We waded through hundreds of recommendations, spent hours on internet research, visited all the hifi equipment shops in Manchester and Leeds…and we still didn’t find what we were looking for. Most people want headphones (or earphones) that block out the world. So, when you go into a shop and ask if they have headphones that allow you to hear outside noise, prepare for at least a raised eyebrow!
But here’s why noise cancellation or isolation is not always a good idea:
- Cycling – you need to be able to hear the bus about to overtake you, the car horn, the sound of kids just about to step out in front of you.
- Walking – you want to be able to hear nature, chat with friends and feel like you’re there in the countryside. So why would you be wearing heaphones at all? For some, it’s because they need to answer phone calls; for others, it’s a chance to catch up on podcasts or study a language or listen to music.
- Work – if you use headphones for telephone interviews, the sound of your own voice is awful when your ears are blocked by headphones. In everyday work situations, you want to be able to hear when colleagues ask a question or you need to ask them something.
Shops will offer you earbuds, on-ear headphones and the like, but anything that blocks your ear – even if it doesn’t have active noise cancellation – will block out most ambient sound. What we realised we needed were headphones that didn’t cover the ears at all – daft, eh!
Aftershokz – conducting sound through your cheekbones
The Aftershokz are different in that the tiny Star Trek-like device, made of titanium, sits round the back of your head and two sound conductors sit close to, but not on, your ears. It works by Bluetooth 4.1 or 4.2 (Air model), and can pair with two devices at once – a phone and a laptop, for example. There are three simple touch controls, a built-in assistant for prompts and confirmation and a microphone for making calls.

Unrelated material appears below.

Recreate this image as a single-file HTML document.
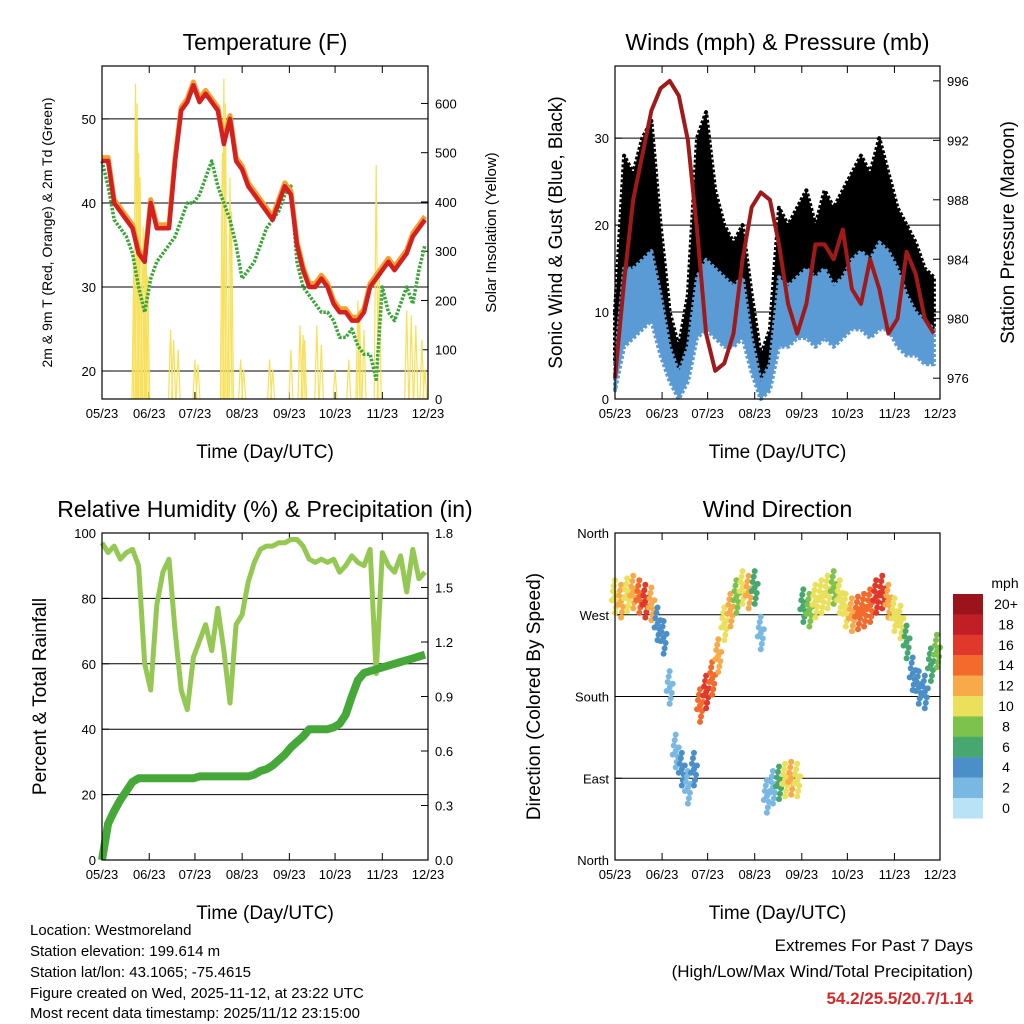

The whole thing weighs just 30g (Air) or 36g (Titanium model). You’ll get six hours of continuous music or calls and a 10-day standby (20 on the Air). Charging takes 1.5 hours (two hours on the Air).
It takes a bit of time to get the positioning of the conductors right, but the device is so flexible that it’s easy to play around till you hit the best spot for you.
- The device is tiny, so the controls are tiny too. The main function button is a decent size, but the switches for volume, power off and so on might be a problem for anyone with meaty fingers.
- While the sound is good, it’s not immersive, full hifi quality. The kit comes with earplugs if you do want to block out the world.
What we liked:
- Good, clear sound (after changing the equaliser setting).
- Superbly clear microphone – callers really don’t know you’re speaking into a mic.
- Easy to set up and reliable pairing/connection.
- Very comfortable – a single, flexible band that holds without feeling tight. The Titanium model comes in a mini size too, for children or those with a small head.
- No sound leakage so you won’t annoy your neighbour on the train.
- If you wear glasses, they sit perfectly over the headphone. Helmets and hats work too, but take some adjusting if they come down low at the back.
To buy or not to buy?
They’re not cheap (£99 and £149), but they’re excellent. It’s why they’re the official headphones for England Athletics and the only brand to be fully approved for use on road races in the UK. We loved them for their lightness, ease of set-up and great quality. An absolute best-buy, in our opinion, if hearing the world around you is as important as hearing music or phone calls.